The Localism Bill is now set to go forward to the House of Lords after 300 MPs voted in favour against 216 against. There were some colourful exchanges in the course of the debate around the social housing elements, with one MP accusing Andrew Stunnell of a great impression of Pontius Pilate, while the Housing Minister Grant Shapps was criticised for his “extraordinary absence” from the proceedings.
When it comes to social housing reform, the provisions include:
•Giving back to local authorities the freedom to determine who should qualify for waiting lists
•New flexible tenancies
•Flexibility to meet the homelessness duty by offering places in the private rented sector
•Replacing the HRA with a new “devolved system of self financing”
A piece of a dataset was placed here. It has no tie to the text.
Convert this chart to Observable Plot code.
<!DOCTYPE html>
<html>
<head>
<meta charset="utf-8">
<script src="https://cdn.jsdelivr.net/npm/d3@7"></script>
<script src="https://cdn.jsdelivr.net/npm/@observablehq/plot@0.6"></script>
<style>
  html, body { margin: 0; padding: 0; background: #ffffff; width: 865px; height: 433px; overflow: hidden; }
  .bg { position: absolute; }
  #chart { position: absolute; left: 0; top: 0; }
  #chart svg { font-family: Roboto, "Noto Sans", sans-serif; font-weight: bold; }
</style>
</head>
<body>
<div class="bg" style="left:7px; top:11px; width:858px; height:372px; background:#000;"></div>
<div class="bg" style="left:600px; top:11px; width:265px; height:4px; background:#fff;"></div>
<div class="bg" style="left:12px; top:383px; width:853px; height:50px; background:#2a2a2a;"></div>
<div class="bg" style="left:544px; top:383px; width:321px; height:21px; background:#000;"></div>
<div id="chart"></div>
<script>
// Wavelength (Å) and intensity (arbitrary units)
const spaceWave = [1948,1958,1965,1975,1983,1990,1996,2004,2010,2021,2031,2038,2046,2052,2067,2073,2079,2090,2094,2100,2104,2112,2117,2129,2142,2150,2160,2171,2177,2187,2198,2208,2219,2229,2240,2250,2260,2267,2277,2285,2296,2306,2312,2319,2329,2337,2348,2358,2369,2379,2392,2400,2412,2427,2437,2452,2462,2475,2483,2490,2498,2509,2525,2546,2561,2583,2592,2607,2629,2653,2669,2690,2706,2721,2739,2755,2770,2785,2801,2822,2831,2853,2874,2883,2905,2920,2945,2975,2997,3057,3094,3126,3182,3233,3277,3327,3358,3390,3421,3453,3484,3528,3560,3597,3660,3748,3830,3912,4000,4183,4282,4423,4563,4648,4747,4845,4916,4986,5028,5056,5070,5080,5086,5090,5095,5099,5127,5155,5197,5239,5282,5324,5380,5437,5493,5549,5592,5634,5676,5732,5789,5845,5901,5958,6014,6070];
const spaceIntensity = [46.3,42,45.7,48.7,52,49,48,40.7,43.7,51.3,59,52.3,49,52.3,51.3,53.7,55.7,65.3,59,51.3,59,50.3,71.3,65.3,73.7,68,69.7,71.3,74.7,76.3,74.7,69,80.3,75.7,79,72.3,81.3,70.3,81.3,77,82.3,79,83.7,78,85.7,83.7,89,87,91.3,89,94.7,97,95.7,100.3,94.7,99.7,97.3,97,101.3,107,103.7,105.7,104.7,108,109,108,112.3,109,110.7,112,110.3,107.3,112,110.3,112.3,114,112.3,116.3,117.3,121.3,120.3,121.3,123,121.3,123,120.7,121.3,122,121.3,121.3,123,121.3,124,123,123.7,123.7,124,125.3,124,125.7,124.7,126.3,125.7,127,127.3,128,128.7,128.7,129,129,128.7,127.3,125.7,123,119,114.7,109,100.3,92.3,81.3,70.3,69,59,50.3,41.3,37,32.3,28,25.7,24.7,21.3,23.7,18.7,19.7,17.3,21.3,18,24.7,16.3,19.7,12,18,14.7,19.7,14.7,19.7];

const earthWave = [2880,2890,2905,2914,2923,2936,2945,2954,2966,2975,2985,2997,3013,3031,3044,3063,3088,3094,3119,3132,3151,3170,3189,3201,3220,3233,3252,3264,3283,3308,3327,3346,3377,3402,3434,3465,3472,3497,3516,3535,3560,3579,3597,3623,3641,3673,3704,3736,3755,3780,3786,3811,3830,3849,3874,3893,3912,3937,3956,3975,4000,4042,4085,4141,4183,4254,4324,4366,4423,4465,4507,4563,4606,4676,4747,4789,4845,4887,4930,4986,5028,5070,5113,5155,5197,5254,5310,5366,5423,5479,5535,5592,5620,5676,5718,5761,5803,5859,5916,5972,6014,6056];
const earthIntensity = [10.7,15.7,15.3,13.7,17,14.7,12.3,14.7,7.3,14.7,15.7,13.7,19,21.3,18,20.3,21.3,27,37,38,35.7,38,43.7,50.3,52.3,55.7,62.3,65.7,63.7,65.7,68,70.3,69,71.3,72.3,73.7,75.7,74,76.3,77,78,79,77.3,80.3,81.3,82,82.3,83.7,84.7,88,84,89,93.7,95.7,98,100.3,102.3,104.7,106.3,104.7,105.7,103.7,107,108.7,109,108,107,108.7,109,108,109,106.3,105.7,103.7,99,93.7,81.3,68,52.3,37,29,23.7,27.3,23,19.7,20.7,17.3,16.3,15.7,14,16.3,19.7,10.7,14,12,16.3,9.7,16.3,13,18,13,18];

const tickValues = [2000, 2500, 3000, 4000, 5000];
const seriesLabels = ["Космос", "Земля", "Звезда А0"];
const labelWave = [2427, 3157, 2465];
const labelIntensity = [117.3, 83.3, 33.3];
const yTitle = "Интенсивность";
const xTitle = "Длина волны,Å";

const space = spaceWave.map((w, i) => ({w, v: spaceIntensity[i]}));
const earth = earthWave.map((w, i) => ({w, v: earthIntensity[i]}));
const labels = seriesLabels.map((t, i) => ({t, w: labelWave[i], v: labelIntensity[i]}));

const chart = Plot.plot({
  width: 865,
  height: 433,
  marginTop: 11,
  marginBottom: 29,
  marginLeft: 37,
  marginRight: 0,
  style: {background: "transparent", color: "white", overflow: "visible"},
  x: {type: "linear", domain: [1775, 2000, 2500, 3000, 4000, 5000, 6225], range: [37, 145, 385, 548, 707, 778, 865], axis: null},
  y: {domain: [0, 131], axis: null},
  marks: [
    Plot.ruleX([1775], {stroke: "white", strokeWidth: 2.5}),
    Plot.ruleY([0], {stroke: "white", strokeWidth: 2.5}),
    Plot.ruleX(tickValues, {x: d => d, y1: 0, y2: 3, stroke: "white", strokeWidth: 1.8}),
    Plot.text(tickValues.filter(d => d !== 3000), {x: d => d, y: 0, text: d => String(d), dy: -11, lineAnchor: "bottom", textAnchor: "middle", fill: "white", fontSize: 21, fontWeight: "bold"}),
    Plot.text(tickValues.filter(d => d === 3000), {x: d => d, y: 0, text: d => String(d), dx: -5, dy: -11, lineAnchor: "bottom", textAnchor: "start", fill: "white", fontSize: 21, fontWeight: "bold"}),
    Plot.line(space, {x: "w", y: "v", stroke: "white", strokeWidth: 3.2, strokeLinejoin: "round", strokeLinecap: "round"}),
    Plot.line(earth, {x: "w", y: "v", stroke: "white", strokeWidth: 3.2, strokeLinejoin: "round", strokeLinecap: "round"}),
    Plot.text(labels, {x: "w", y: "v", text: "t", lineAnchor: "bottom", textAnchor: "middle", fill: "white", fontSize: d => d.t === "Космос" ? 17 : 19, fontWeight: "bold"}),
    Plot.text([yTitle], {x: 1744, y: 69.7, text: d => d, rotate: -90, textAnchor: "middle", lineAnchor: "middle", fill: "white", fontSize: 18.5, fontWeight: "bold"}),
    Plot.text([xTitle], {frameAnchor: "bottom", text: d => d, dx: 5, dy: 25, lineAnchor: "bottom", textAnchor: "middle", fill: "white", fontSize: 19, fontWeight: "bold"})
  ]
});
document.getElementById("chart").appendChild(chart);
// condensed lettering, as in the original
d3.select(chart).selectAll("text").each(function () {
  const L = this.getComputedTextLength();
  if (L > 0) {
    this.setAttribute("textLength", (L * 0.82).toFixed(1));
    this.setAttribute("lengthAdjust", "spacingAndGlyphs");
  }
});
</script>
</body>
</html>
“Taken together they strengthen localism, giving greater flexibility to local authorities and to social landlords to make better use of resources, allocating existing homes more sensibly, making sure that support is better focused and providing the right basic safeguard for tenants,” said Stunnell, Parliamentary under-Secretary of State for Communities and Local Government.
However, the measures stirred some deep scepticism and prompted some heated arguments to unfold.
Jeremy Corbyn MP considered it a strange contrast that Parliament was to vote on taking away a council tenants’ home; something it would never consider doing to home owners. This prompted Clive Betts MP to tell the House that the measures were “changing the status of council tenants, downgrading them almost to second class citizens”, while John McDonnell MP warned his fellow Parliamentarians to be aware of what they were voting for. “The reality is that tonight is the end of council housing as we know it,” he added.
Shadow Housing Minister Alison Seabeck said: “The Government’s proposals on housing and homelessness are deeply damaging, and none more so than the proposal to end security of tenure in social housing. That will create two classes of tenant in social housing. There will be great uncertainty, because there will be different lengths of tenure and different levels of rent, with little rational relationship between the two.
There will be a divide between those who have been fortunate enough to get security of tenure in their social housing, and those who have been made to wait for too long and will be granted a tenancy for as little as two years. Tenants whose financial circumstances improve above an arbitrary level will potentially be told to pack up and move on.”
She added a little later in the debate that the reforms effectively mean “that social housing is for the poor. It is to segregate people from other sections of society that are seen as doing better”.
Stunnell, and evidently many of the MPs within the Commons – certainly enough to gain the Localism Bill that comfortable 84 majority of the ayes – was left unmoved by the strident Opposition performance and repudiated the claims, saying – in essence – trust the providers.
“The housing measures in the Bill will provide greater discretion for social housing landlords and their professional staff,” said Stunnell. “They will relax the rigid rules set by central Government in the past, and together they will allow landlords to exercise greater discretion, adapt the services they offer to local needs, and manage a valuable public resource more effectively in the best interests of local people.”